Q - Jam Factory broke up in what year? 1973?
A - Yeah. I think it was late '72, '73. We formed another Jam Factory in Syracuse for a little while and that wasn't going to happen, so most of the band went South to live with The Allman Brothers in Macon, Georgia. I stayed in Syracuse. Mark Hoffman stayed in Syracuse and Kurt went to New York to be an ad man. Then unbelievably in a matter of three or four weeks in January I got a job part-time teaching at the University, which evolved into full-time and I stayed until '84.
Q - You're still teaching now, are you?
A - Yeah.
Q - Are you a professor? Do you have a PhD?
A - I have what they call an EeD, but yeah, I have a Doctorate.
Q - From what you've told me about life on the road, I would guess you're through with that life.
A - I still play. I think when you're a musician you continue to play. I played in Syracuse for years, and down here (New Jersey) as well, but certainly not on the road.

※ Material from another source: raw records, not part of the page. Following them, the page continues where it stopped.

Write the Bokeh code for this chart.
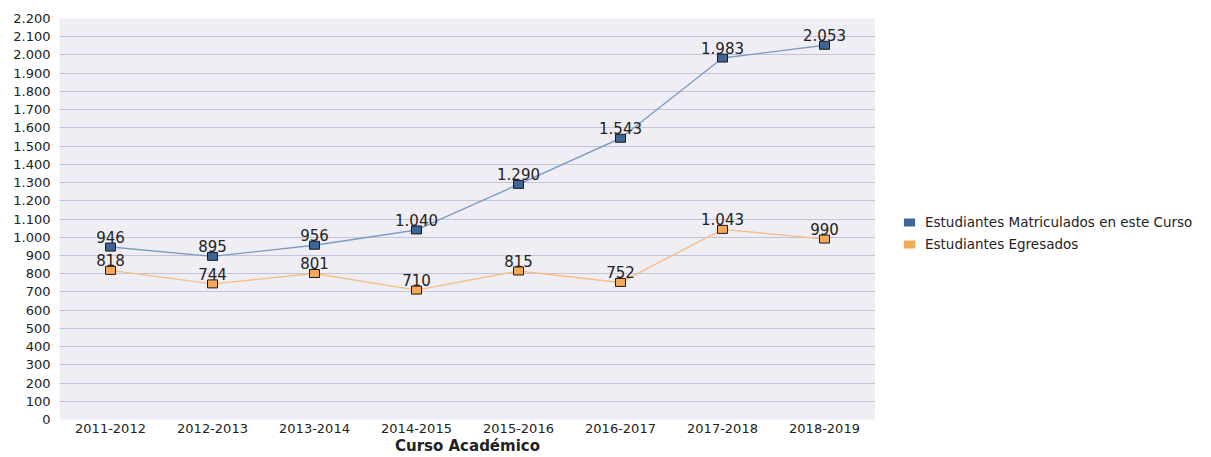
from bokeh.plotting import figure
from bokeh.layouts import row
from bokeh.models import ColumnDataSource, FixedTicker, Legend, LegendItem, Range1d
from bokeh.core.properties import value
from bokeh.embed import file_html
from bokeh.resources import INLINE

courses = ["2011-2012", "2012-2013", "2013-2014", "2014-2015",
           "2015-2016", "2016-2017", "2017-2018", "2018-2019"]
matriculados = [946, 895, 956, 1040, 1290, 1543, 1983, 2053]
egresados = [818, 744, 801, 710, 815, 752, 1043, 990]
y_ticks = list(range(0, 2201, 100))
series_names = ["Estudiantes Matriculados en este Curso", "Estudiantes Egresados"]
x_title = "Curso Académico"


def fmt(v):
    return f"{v:,}".replace(",", ".")


FONT = "DejaVu Sans"

p = figure(x_range=courses, width=875, height=457, output_backend="svg",
           toolbar_location=None, min_border_left=59, min_border_right=0,
           min_border_top=18, min_border_bottom=38)
p.y_range = Range1d(0, 2200)
p.background_fill_color = "#EFEEF4"
p.border_fill_color = "white"
p.outline_line_color = None
p.xgrid.grid_line_color = None
p.ygrid.grid_line_color = "#C4C3D9"
p.ygrid.grid_line_width = 1
p.yaxis.ticker = FixedTicker(ticks=y_ticks)
p.yaxis.major_label_overrides = {t: fmt(t) for t in y_ticks}

for ax in (p.xaxis, p.yaxis):
    ax.axis_line_color = None
    ax.major_tick_line_color = None
    ax.minor_tick_line_color = None
    ax.major_tick_out = 0
    ax.major_tick_in = 0
    ax.major_label_text_font = FONT
    ax.major_label_text_font_size = "13px"
    ax.major_label_text_color = "#222222"
p.yaxis.major_label_standoff = 9
p.xaxis.major_label_standoff = 4
p.xaxis.axis_label = x_title
p.xaxis.axis_label_text_font = FONT
p.xaxis.axis_label_text_font_style = "bold"
p.xaxis.axis_label_text_font_size = "15px"
p.xaxis.axis_label_text_color = "#222222"
p.xaxis.axis_label_standoff = 1

# legend panel (separate figure to the right of the plot)
lp = figure(width=336, height=457, output_backend="svg", toolbar_location=None,
            x_axis_type=None, y_axis_type=None, min_border=0,
            x_range=Range1d(0, 1), y_range=Range1d(0, 1))
lp.grid.grid_line_color = None
lp.outline_line_color = None
lp.background_fill_color = "white"
lp.border_fill_color = "white"

series = [
    (matriculados, "#7C9CC6", "#3D6596"),
    (egresados, "#F6BE86", "#F4A95A"),
]
legend_items = []
for (vals, line_c, fill_c), name in zip(series, series_names):
    src = ColumnDataSource(dict(x=courses, y=vals, lab=[fmt(v) for v in vals]))
    p.line("x", "y", source=src, line_color=line_c, line_width=1.4)
    p.rect("x", "y", source=src, width=10, height=8, width_units="screen",
           height_units="screen", fill_color=fill_c, line_color="#1A1A1A", line_width=1)
    p.text("x", "y", text="lab", source=src, text_align="center", text_baseline="bottom",
           y_offset=-4, text_font=value(FONT), text_font_size="15px", text_color="#222222")
    key = lp.rect(x=[0.5], y=[0.5], width=0, height=0, width_units="screen",
                  height_units="screen", fill_color=fill_c, line_color=None)
    legend_items.append(LegendItem(label=name, renderers=[key]))

legend = Legend(items=legend_items, location=(27, 167), padding=5, margin=0,
                glyph_width=14, glyph_height=10, label_standoff=9, spacing=6,
                label_text_font=FONT, label_text_font_size="13.5px",
                label_text_color="#222222", border_line_color=None,
                background_fill_alpha=0)
lp.add_layout(legend, "center")

layout = row(p, lp, spacing=0)
open("out.html", "w").write(file_html(layout, INLINE))
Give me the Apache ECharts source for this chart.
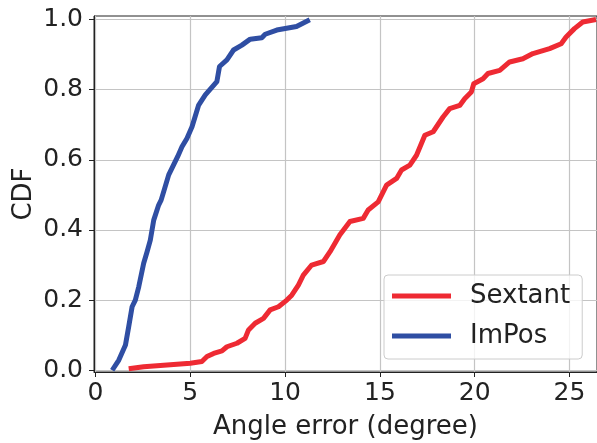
<!DOCTYPE html>
<html>
<head>
<meta charset="utf-8">
<script src="https://cdn.jsdelivr.net/npm/echarts@6/dist/echarts.min.js"></script>
<style>
html,body{margin:0;padding:0;background:#fff;}
#chart{width:597px;height:443px;}
</style>
</head>
<body>
<div id="chart"></div>
<script>
const seriesNames = ['Sextant', 'ImPos'];
const xTicks = [0, 5, 10, 15, 20, 25];
const yTicks = [0, 0.2, 0.4, 0.6, 0.8, 1.0];

const sextantAngle = [1.75, 2.54, 5.0, 5.61, 5.88, 6.23, 6.67, 6.93, 7.46, 7.89, 8.07, 8.42, 8.86, 9.21, 9.65, 10.09, 10.35, 10.7, 10.96, 11.4, 12.02, 12.37, 12.89, 13.42, 14.12, 14.38, 14.91, 15.35, 15.88, 16.14, 16.58, 16.93, 17.37, 17.81, 18.33, 18.68, 19.21, 19.47, 19.82, 19.95, 20.44, 20.7, 21.32, 21.84, 22.54, 23.07, 23.95, 24.56, 24.82, 25.26, 25.7, 26.4];
const sextantCdf = [0.004, 0.010, 0.020, 0.025, 0.039, 0.048, 0.055, 0.067, 0.077, 0.091, 0.115, 0.134, 0.148, 0.172, 0.181, 0.200, 0.214, 0.243, 0.271, 0.300, 0.310, 0.338, 0.386, 0.424, 0.433, 0.457, 0.480, 0.528, 0.547, 0.571, 0.585, 0.613, 0.670, 0.680, 0.722, 0.746, 0.755, 0.774, 0.793, 0.817, 0.831, 0.846, 0.855, 0.879, 0.888, 0.903, 0.917, 0.931, 0.950, 0.974, 0.993, 1.0];

const imposAngle = [0.88, 1.23, 1.58, 1.75, 1.93, 2.1, 2.28, 2.54, 2.72, 2.89, 3.07, 3.33, 3.46, 3.6, 3.86, 4.33, 4.56, 4.82, 5.09, 5.44, 5.79, 6.4, 6.54, 6.93, 7.28, 7.72, 8.16, 8.77, 8.95, 9.56, 10.6, 11.3];
const imposCdf = [0.0, 0.029, 0.072, 0.124, 0.181, 0.200, 0.238, 0.305, 0.338, 0.371, 0.428, 0.471, 0.485, 0.510, 0.557, 0.609, 0.637, 0.661, 0.694, 0.756, 0.785, 0.823, 0.866, 0.885, 0.913, 0.927, 0.944, 0.948, 0.958, 0.970, 0.980, 0.999];

const zip = (a, b) => a.map((v, i) => [v, b[i]]);
const FONT = 'DejaVu Sans';
const TXT = '#222222';

const chart = echarts.init(document.getElementById('chart'), null, {renderer: 'canvas'});
chart.setOption({
  animation: false,
  backgroundColor: '#ffffff',
  textStyle: {fontFamily: FONT},
  grid: {
    left: 94, right: 0, top: 16, bottom: 71,
    containLabel: false, outerBoundsMode: 'none',
    show: true, borderColor: '#222222', borderWidth: 1, backgroundColor: 'transparent'
  },
  legend: {
    orient: 'vertical',
    left: 384, top: 275,
    padding: [8, 12, 10, 8],
    itemGap: 14,
    itemWidth: 59, itemHeight: 5,
    icon: 'rect',
    backgroundColor: 'rgba(255,255,255,0.8)',
    borderColor: '#cccccc', borderWidth: 1, borderRadius: 4,
    textStyle: {fontFamily: FONT, fontSize: 26, color: TXT, padding: [0, 0, 0, 14]},
    data: seriesNames
  },
  xAxis: {
    type: 'value',
    min: -0.08, max: 26.45,
    name: 'Angle error (degree)',
    nameLocation: 'middle', nameGap: 42, nameMoveOverlap: false,
    nameTextStyle: {fontFamily: FONT, fontSize: 26, color: TXT},
    axisLine: {show: true, onZero: false, lineStyle: {color: '#222222', width: 1}},
    axisTick: {show: true, inside: false, length: 5, lineStyle: {color: '#222222'}, customValues: xTicks},
    axisLabel: {fontFamily: FONT, fontSize: 25, color: TXT, margin: 9, customValues: xTicks,
      formatter: v => String(Math.round(v))},
    splitLine: {show: true, lineStyle: {color: '#c4c4c4', width: 1.2}}
  },
  yAxis: {
    type: 'value',
    min: -0.005, max: 1.01,
    name: 'CDF',
    nameLocation: 'middle', nameGap: 57, nameRotate: 90, nameMoveOverlap: false,
    nameTextStyle: {fontFamily: FONT, fontSize: 26, color: TXT},
    axisLine: {show: true, onZero: false, lineStyle: {color: '#222222', width: 1}},
    axisTick: {show: true, inside: false, length: 5, lineStyle: {color: '#222222'}, customValues: yTicks},
    axisLabel: {fontFamily: FONT, fontSize: 25, color: TXT, margin: 11, customValues: yTicks,
      formatter: v => v.toFixed(1)},
    splitLine: {show: true, lineStyle: {color: '#c4c4c4', width: 1.2}}
  },
  series: [
    {
      name: seriesNames[0], type: 'line', data: zip(sextantAngle, sextantCdf),
      showSymbol: false, symbol: 'none', color: '#ee2a33',
      lineStyle: {width: 5, color: '#ee2a33', join: 'round'}
    },
    {
      name: seriesNames[1], type: 'line', data: zip(imposAngle, imposCdf),
      showSymbol: false, symbol: 'none', color: '#2f4ea3',
      lineStyle: {width: 5, color: '#2f4ea3', join: 'round'}
    }
  ]
});
</script>
</body>
</html>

What's interesting is, I would say almost still to this day if there's a person that was in the industry when we were doing it, in the early '70s, they remember the band. They go, "Yeah. What happened to that band? You guys were great." It's happening less and less now, but I'm sort of always in contact a little bit on the outskirts of the industry, but I have all those people that come in and lecture. It's amazing the impact we made. It's amazing how small the business still is.